Resource Adequacy Requirement. The measure requires both the IOUs and ESPs to show that they are able to meet peak demand with adequate reserves to ensure system reliability. This puts into law current PUC practice.
Renewables Portfolio Standard. The measure accelerates to December 31, 2010, the deadline for the IOUs and ESPs to meet the 20 percent renewable resources requirement, consistent with a recent PUC decision. The measure also deletes a provision in existing law that explicitly provides that electricity providers are not required to increase their share of electricity from renewable sources once the 20 percent requirement has been reached.
Time-Differentiated Electricity Rates. Under the measure, residential and small commercial customers with electricity use under a specified amount and in a building built before January 2006 could not be required to pay time-differentiated electricity rates without their consent.
Amending the Measure. The measure states that the Legislature may amend the measure only to achieve its “purposes and intent” and would require a two-thirds vote of both legislative houses and signature of the Governor to do so. To the extent that the measure puts into law existing processes and policies of the PUC that are not currently required by law, the measure would make it more difficult for the state to modify these practices and policies when, for example, conditions in the electricity market change.
State Administrative Costs to Implement Measure. The measure could increase the PUC’s administrative costs, largely depending on the extent to which the commission exercises the broadened authority given to it under the measure to regulate the ESPs. The fiscal impact on the PUC could range from a negligible cost up to around $4 million annually. The upper end of the range would occur if the PUC regulates the rates and terms of service of the ESPs. The measure, however, would not increase the PUC’s costs in areas where the measure puts into law existing PUC practices related to procurement, resource adequacy, and the renewables portfolio standard. Under current law, the potential additional costs would be funded by fees paid by electricity customers.
Uncertain Impact on State and Local Costs and Revenues. The primary fiscal effect of this measure on state and local governments would depend on the impact it would have on electricity rates.
Changes in electricity rates would affect government costs since state and local governments are large consumers of electricity. To the extent that the measure limits state and local governments from entering into new direct access contracts, the measure takes away an opportunity for these government entities to potentially reduce their electricity costs.
State and local revenues would be affected by the measure’s impact on electricity rates, since tax revenues received by governments are affected by business profits, personal income, and sales—all of which in turn are affected by what persons and businesses pay for electricity.

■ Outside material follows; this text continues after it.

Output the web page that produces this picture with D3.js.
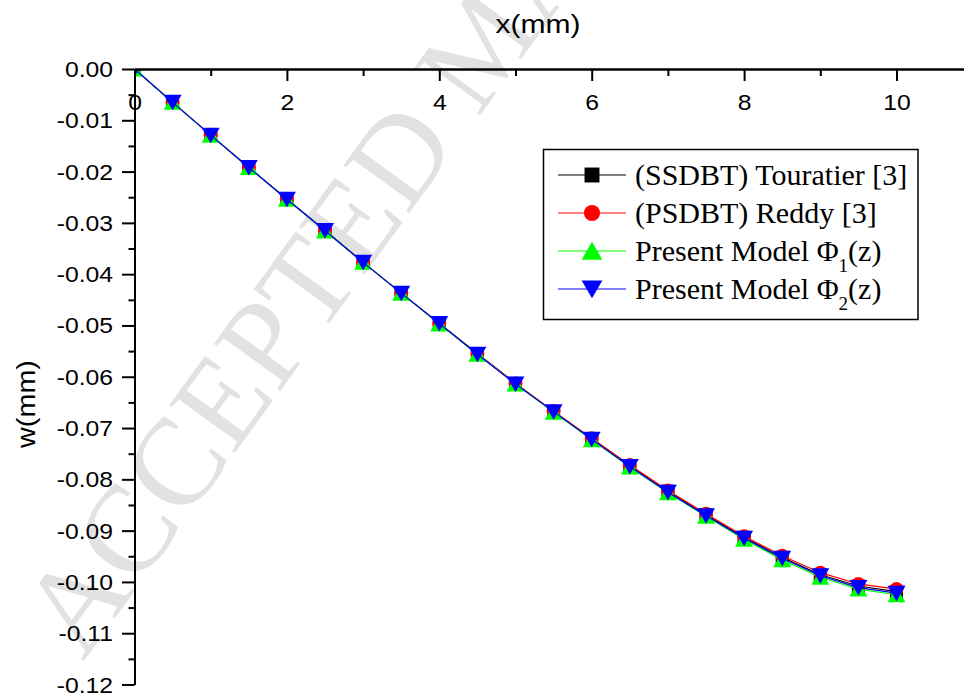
<!DOCTYPE html>
<html>
<head>
<meta charset="utf-8">
<script src="https://cdn.jsdelivr.net/npm/d3@7"></script>
<style>
  html, body { margin: 0; padding: 0; background: #fff; }
  svg { display: block; }
</style>
</head>
<body>
<svg id="chart" width="964" height="695"></svg>
<script>
// ---------- data ----------
const xValues = [0, 0.5, 1, 1.5, 2, 2.5, 3, 3.5, 4, 4.5, 5, 5.5, 6, 6.5, 7, 7.5, 8, 8.5, 9, 9.5, 10];
const touratier = [0, -0.0065, -0.0129, -0.0192, -0.0254, -0.0315, -0.0377, -0.0437, -0.0496, -0.0555, -0.0613, -0.0668, -0.0721, -0.0773, -0.0823, -0.0869, -0.0913, -0.0952, -0.0986, -0.1008, -0.1019];
const reddy     = [0, -0.0065, -0.0129, -0.0192, -0.0254, -0.0315, -0.0377, -0.0437, -0.0496, -0.0555, -0.0613, -0.0667, -0.0720, -0.0772, -0.0822, -0.0867, -0.0911, -0.0949, -0.0982, -0.1004, -0.1014];
const phi1      = [0, -0.0065, -0.0129, -0.0192, -0.0254, -0.0316, -0.0377, -0.0437, -0.0497, -0.0556, -0.0614, -0.0669, -0.0723, -0.0776, -0.0826, -0.0872, -0.0917, -0.0957, -0.0991, -0.1014, -0.1025];
const phi2      = [0, -0.0065, -0.0129, -0.0192, -0.0254, -0.0315, -0.0377, -0.0437, -0.0496, -0.0556, -0.0614, -0.0668, -0.0722, -0.0775, -0.0825, -0.0871, -0.0915, -0.0954, -0.0988, -0.1011, -0.1022];

const xMajorTicks = [0, 2, 4, 6, 8, 10];
const xMinorTicks = [1, 3, 5, 7, 9, 11];
const yMajorTicks = [0, -0.01, -0.02, -0.03, -0.04, -0.05, -0.06, -0.07, -0.08, -0.09, -0.10, -0.11, -0.12];
const yMinorTicks = [-0.005, -0.015, -0.025, -0.035, -0.045, -0.055, -0.065, -0.075, -0.085, -0.095, -0.105, -0.115];

const seriesNames = ["(SSDBT) Touratier [3]", "(PSDBT) Reddy [3]", "Present Model Φ1(z)", "Present Model Φ2(z)"];
const xTitle = "x(mm)";
const yTitle = "w(mm)";
const watermark = "ACCEPTED MANUSCRIPT";

// ---------- setup ----------
const svg = d3.select("#chart");
const W = 964, H = 695;
const x0 = 134.5, y0 = 69;
const x = d3.scaleLinear().domain([0, 11]).range([x0, x0 + 11 * 76.2]);
const y = d3.scaleLinear().domain([0, -0.12]).range([y0, 684.5]);

const sans = "'Liberation Sans', Arial, Helvetica, sans-serif";
const serif = "'Liberation Serif', 'Times New Roman', Times, serif";

// watermark
svg.append("text")
  .attr("transform", "translate(83,662) rotate(-54)")
  .attr("font-family", serif)
  .attr("font-size", 124)
  .attr("fill", "#e2e2e2")
  .text(watermark);

// clip for data
svg.append("defs").append("clipPath").attr("id", "plotclip")
  .append("rect").attr("x", x0).attr("y", y0).attr("width", W - x0).attr("height", H - y0);

// ---------- series ----------
const series = [
  { name: seriesNames[0], vals: touratier, color: "#000000", shape: "square" },
  { name: seriesNames[1], vals: reddy, color: "#ff0000", shape: "circle" },
  { name: seriesNames[2], vals: phi1, color: "#00ff00", shape: "up" },
  { name: seriesNames[3], vals: phi2, color: "#0000ff", shape: "down" }
];

function markerPath(shape, k) {
  if (shape === "square") return `M${-6.5*k},${-6.5*k}H${6.5*k}V${6.5*k}H${-6.5*k}Z`;
  if (shape === "circle") return d3.arc()({innerRadius: 0, outerRadius: 7 * k, startAngle: 0, endAngle: 2 * Math.PI});
  if (shape === "up") return `M0,${-8*k}L${9*k},${7.5*k}L${-9*k},${7.5*k}Z`;
  return `M0,${8*k}L${9*k},${-7.5*k}L${-9*k},${-7.5*k}Z`;
}

const plot = svg.append("g").attr("clip-path", "url(#plotclip)");
const line = d3.line().x((d, i) => x(xValues[i])).y(d => y(d));
series.forEach(s => {
  const g = plot.append("g");
  g.append("path").datum(s.vals).attr("d", line)
    .attr("fill", "none").attr("stroke", s.color).attr("stroke-width", 1.2);
  g.selectAll("path.m").data(s.vals).enter().append("path").attr("class", "m")
    .attr("d", markerPath(s.shape, 1))
    .attr("transform", (d, i) => `translate(${x(xValues[i])},${y(d)})`)
    .attr("fill", s.color);
});

// ---------- axes ----------
const xAxisMajor = d3.axisBottom(x).tickValues(xMajorTicks).tickSize(12).tickSizeOuter(0).tickPadding(14).tickFormat(d3.format("d"));
const gx = svg.append("g").attr("transform", `translate(0,${y0})`).call(xAxisMajor);
const xAxisMinor = d3.axisBottom(x).tickValues(xMinorTicks).tickSize(7).tickSizeOuter(0).tickFormat("");
const gxm = svg.append("g").attr("transform", `translate(0,${y0})`).call(xAxisMinor);

const yAxisMajor = d3.axisLeft(y).tickValues(yMajorTicks).tickSize(12.5).tickSizeOuter(0).tickFormat(d3.format(".2f"));
const gy = svg.append("g").attr("transform", `translate(${x0},0)`).call(yAxisMajor);
const yAxisMinor = d3.axisLeft(y).tickValues(yMinorTicks).tickSize(6).tickSizeOuter(0).tickFormat("");
const gym = svg.append("g").attr("transform", `translate(${x0},0)`).call(yAxisMinor);

[gx, gxm, gy, gym].forEach(g => {
  g.selectAll("path.domain").attr("stroke", "#000").attr("stroke-width", 2);
  g.selectAll(".tick line").attr("stroke", "#000").attr("stroke-width", 2);
});
gx.selectAll(".tick text")
  .attr("font-family", sans).attr("font-size", 21.5).attr("fill", "#000")
  .attr("transform", "scale(1.15,1)");
gy.selectAll(".tick text")
  .attr("font-family", sans).attr("font-size", 21.5).attr("fill", "#000")
  .attr("x", -21.5 / 1.15).attr("dy", "0.35em")
  .attr("transform", "scale(1.15,1)")
  .text(d => d3.format(".2f")(d).replace("−", "-"));

// axis titles
svg.append("text")
  .attr("transform", "translate(538,33) scale(1.2,1)")
  .attr("text-anchor", "middle")
  .attr("font-family", sans).attr("font-size", 25).attr("fill", "#000")
  .text(xTitle);
svg.append("text")
  .attr("transform", "translate(35,404) rotate(-90) scale(1.15,1)")
  .attr("text-anchor", "middle")
  .attr("font-family", sans).attr("font-size", 25).attr("fill", "#000")
  .text(yTitle);

// ---------- legend ----------
const lg = svg.append("g");
lg.append("rect").attr("x", 543.5).attr("y", 149.5).attr("width", 374.5).attr("height", 170)
  .attr("fill", "#fff").attr("stroke", "#000").attr("stroke-width", 1.5);
const rowY = [175, 213, 251, 289];
series.forEach((s, i) => {
  const ry = rowY[i];
  lg.append("line").attr("x1", 558).attr("x2", 626).attr("y1", ry).attr("y2", ry)
    .attr("stroke", s.color).attr("stroke-width", 1.2);
  lg.append("path").attr("d", markerPath(s.shape, 1.15))
    .attr("transform", `translate(592,${ry})`).attr("fill", s.color);
  const t = lg.append("text").attr("x", 635).attr("y", ry + 10)
    .attr("font-family", serif).attr("font-size", 30).attr("fill", "#000");
  if (i < 2) {
    t.text(s.name);
  } else {
    t.append("tspan").text("Present Model Φ");
    t.append("tspan").attr("dy", 11).attr("font-size", 19).text(i === 2 ? "1" : "2");
    t.append("tspan").attr("dy", -11).text("(z)");
  }
});
</script>
</body>
</html>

It is not possible to determine the net effect of this measure on electricity rates (and hence state and local government costs and revenues), as the net impact would be influenced by several potentially offsetting factors. For example:
To the extent that the measure increases certainty about the structure of the electricity market, this may encourage additional investment in the market. Such investment, including the construction of new generation, could increase the supply of electricity and potentially lower electricity rates.
On the other hand, the measure’s ban on customers entering into new direct access contracts with ESPs could result in higher electricity rates over the long term by limiting competition in the retail electricity market.
The measure’s impact on retail electricity rates would be influenced by a number of factors, including the specific structure of the regulations adopted by the PUC to implement the proposition.